Côte D'ivoire Could Trigger Violence Across Africa
Clashes In Côte D'ivoire Could Trigger Violence Across West Africa, UN Envoy Warns
The recent flare-up of violence in Côte d'Ivoire -- where United Nations and French peacekeepers are monitoring a buffer zone separating the government-controlled south and the rebel-held north -- could spread across West Africa and plunge the region back into conflict, a senior United Nations official based in Dakar warned today.
Ahmedou Ould-Abdallah released a statement voicing alarm "at the potential spillover of the crisis on neighbouring countries with new cross-border movements of combatants, small arms and mercenaries within and from outside the region."
Since 2002 when the conflict broke out in Côte d'Ivoire, the economy of much of the sub-region has gravely deteriorated as a result of the disruption to trade, transportation, and monetary transactions.
Mr.

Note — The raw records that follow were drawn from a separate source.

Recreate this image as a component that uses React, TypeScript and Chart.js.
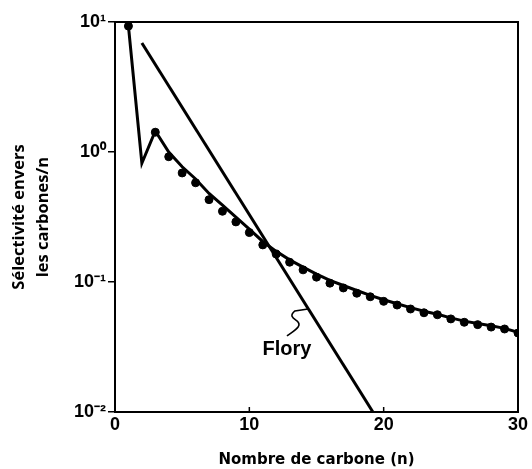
import { useEffect, useRef } from "react";
import { Chart, registerables } from "chart.js";

Chart.register(...registerables);

// ---- data ----
const carbonNumbers = [1, 2, 3, 4, 5, 6, 7, 8, 9, 10, 11, 12, 13, 14, 15, 16, 17, 18, 19, 20, 21, 22, 23, 24, 25, 26, 27, 28, 29, 30];
const measuredSelectivity = [9.3, null, 1.42, 0.92, 0.69, 0.58, 0.43, 0.35, 0.29, 0.24, 0.193, 0.164, 0.142, 0.124, 0.109, 0.098, 0.09, 0.082, 0.077, 0.071, 0.0665, 0.062, 0.058, 0.056, 0.052, 0.049, 0.047, 0.045, 0.0435, 0.0405];
const fittedSelectivity = [9.3, 0.82, 1.45, 1.0, 0.77, 0.62, 0.48, 0.39, 0.315, 0.255, 0.205, 0.172, 0.148, 0.13, 0.115, 0.103, 0.094, 0.086, 0.079, 0.073, 0.068, 0.0635, 0.0595, 0.0565, 0.053, 0.05, 0.048, 0.046, 0.044, 0.041];
const floryN = [2, 19.2];
const floryValues = [6.9, 0.01];
const xTickValues = [0, 10, 20, 30];
const yTickValues = [0.01, 0.1, 1, 10];
const yTickLabels = ["10\u207B\u00B2", "10\u207B\u00B9", "10\u2070", "10\u00B9"];
const floryLabel = "Flory";
const floryLabelAt = { x: 12.8, y: 0.03 };
const xTitle = "Nombre de carbone (n)";
const yTitle = ["Sélectivité envers", "les carbones/n"];

const boxPlugin = {
  id: "boxAndNotes",
  afterDraw(chart: any) {
    const { ctx, chartArea, scales } = chart;
    ctx.save();
    ctx.strokeStyle = "#000";
    ctx.lineWidth = 2;
    ctx.strokeRect(chartArea.left, chartArea.top, chartArea.right - chartArea.left, chartArea.bottom - chartArea.top);
    // inward ticks on x axis
    ctx.lineWidth = 1.5;
    for (const v of xTickValues.slice(1, -1)) {
      const px = scales.x.getPixelForValue(v);
      ctx.beginPath();
      ctx.moveTo(px, chartArea.bottom);
      ctx.lineTo(px, chartArea.bottom - 5);
      ctx.stroke();
    }
    // Flory label
    const lx = scales.x.getPixelForValue(floryLabelAt.x);
    const ly = scales.y.getPixelForValue(floryLabelAt.y);
    ctx.fillStyle = "#000";
    ctx.font = "bold 20px 'Liberation Sans', Arial, sans-serif";
    ctx.textAlign = "center";
    ctx.textBaseline = "middle";
    ctx.fillText(floryLabel, lx, ly);
    // squiggle pointer
    const sx = lx;
    const sy = ly - 14;
    ctx.lineWidth = 1.6;
    ctx.beginPath();
    ctx.moveTo(sx, sy);
    ctx.bezierCurveTo(sx + 8, sy - 6, sx + 16, sy - 10, sx + 10, sy - 15);
    ctx.bezierCurveTo(sx + 6, sy - 18, sx + 2, sy - 20, sx + 8, sy - 25);
    ctx.lineTo(sx + 21, sy - 27);
    ctx.stroke();
    ctx.restore();
  },
};

export default function App() {
  const canvasRef = useRef<HTMLCanvasElement | null>(null);

  useEffect(() => {
    if (!canvasRef.current) return;
    const measured = carbonNumbers.map((n, i) => ({ x: n, y: measuredSelectivity[i] }));
    const fitted = carbonNumbers.map((n, i) => ({ x: n, y: fittedSelectivity[i] }));
    const flory = floryN.map((n, i) => ({ x: n, y: floryValues[i] }));
    const tickFont = { family: "'Liberation Sans', Arial, sans-serif", size: 18, weight: "bold" as const };

    const chart = new Chart(canvasRef.current, {
      type: "scatter",
      data: {
        datasets: [
          {
            label: "Modèle",
            data: fitted,
            showLine: true,
            borderColor: "#000",
            borderWidth: 3,
            pointRadius: 0,
            tension: 0,
          },
          {
            label: "Flory",
            data: flory,
            showLine: true,
            borderColor: "#000",
            borderWidth: 3,
            pointRadius: 0,
          },
          {
            label: "Mesures",
            data: measured,
            showLine: false,
            backgroundColor: "#000",
            borderColor: "#000",
            pointRadius: 4,
          },
        ],
      },
      options: {
        animation: false,
        responsive: false,
        layout: { padding: { left: 0, right: 14, top: 22, bottom: 0 } },
        plugins: { legend: { display: false }, tooltip: { enabled: false } },
        scales: {
          x: {
            type: "linear",
            min: 0,
            max: 30,
            afterBuildTicks: (scale: any) => {
              scale.ticks = xTickValues.map((v) => ({ value: v }));
            },
            afterFit: (scale: any) => {
              scale.height = 57;
            },
            ticks: { color: "#000", font: tickFont, padding: 2, maxRotation: 0 },
            grid: { display: false, drawTicks: false },
            border: { display: false },
            title: {
              display: true,
              text: xTitle,
              color: "#000",
              font: { family: "'DejaVu Sans', sans-serif", size: 15, weight: "bold" },
              padding: { top: 0, bottom: 0 },
            },
          },
          y: {
            type: "logarithmic",
            min: 0.01,
            max: 10,
            afterBuildTicks: (scale: any) => {
              scale.ticks = yTickValues.map((v) => ({ value: v }));
            },
            afterFit: (scale: any) => {
              scale.width = 115;
            },
            ticks: {
              color: "#000",
              font: tickFont,
              padding: 2,
              callback: (_v: any, i: number) => yTickLabels[i],
            },
            grid: { display: true, drawOnChartArea: false, drawTicks: true, tickLength: 7, color: "#000", lineWidth: 1.5 },
            border: { display: false },
            title: {
              display: true,
              text: yTitle,
              color: "#000",
              font: { family: "'Open Sans', sans-serif", size: 16.5, weight: "bold", lineHeight: 1.45 },
              padding: { top: 7, bottom: 0 },
            },
          },
        },
      },
      plugins: [boxPlugin],
    });
    return () => chart.destroy();
  }, []);

  return (
    <div style={{ position: "fixed", left: 0, top: 0, width: 532, height: 469, background: "#fff" }}>
      <canvas ref={canvasRef} width={532} height={469} style={{ width: 532, height: 469 }} />
    </div>
  );
}
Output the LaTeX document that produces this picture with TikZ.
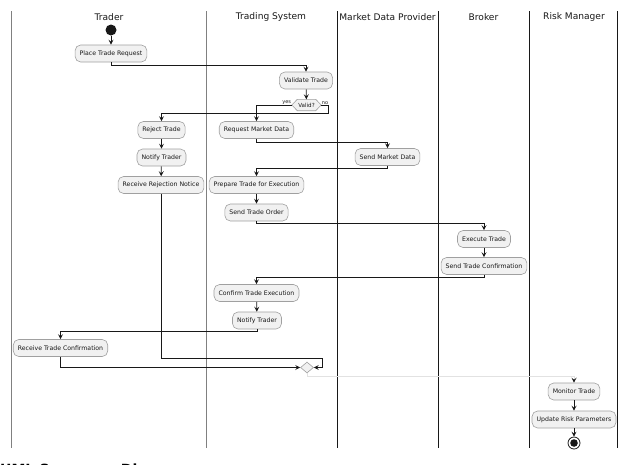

Ould-Abdallah, who is the UN Special Representative for West Africa, praised regional efforts to contain the crisis, but warned that it is now imposing an additional burden on the limited resources of the Economic Community of West African States (ECOWAS), while further tarnishing the image of West Africa as a region of chronic instability.
Those responsible for the recent escalation are doing "incalculable damage not only to the future of their country, but to the whole of West Africa," he said.
"How can we hope to attract foreign investment, essential for creating the jobs that so many millions of West African youths desperately need, if some of our leaders continue to pursue the logic of war and vendetta year after year?" the envoy asked.
"Future generations will judge some of today's leaders extremely harshly for once again holding back the advancement of our societies."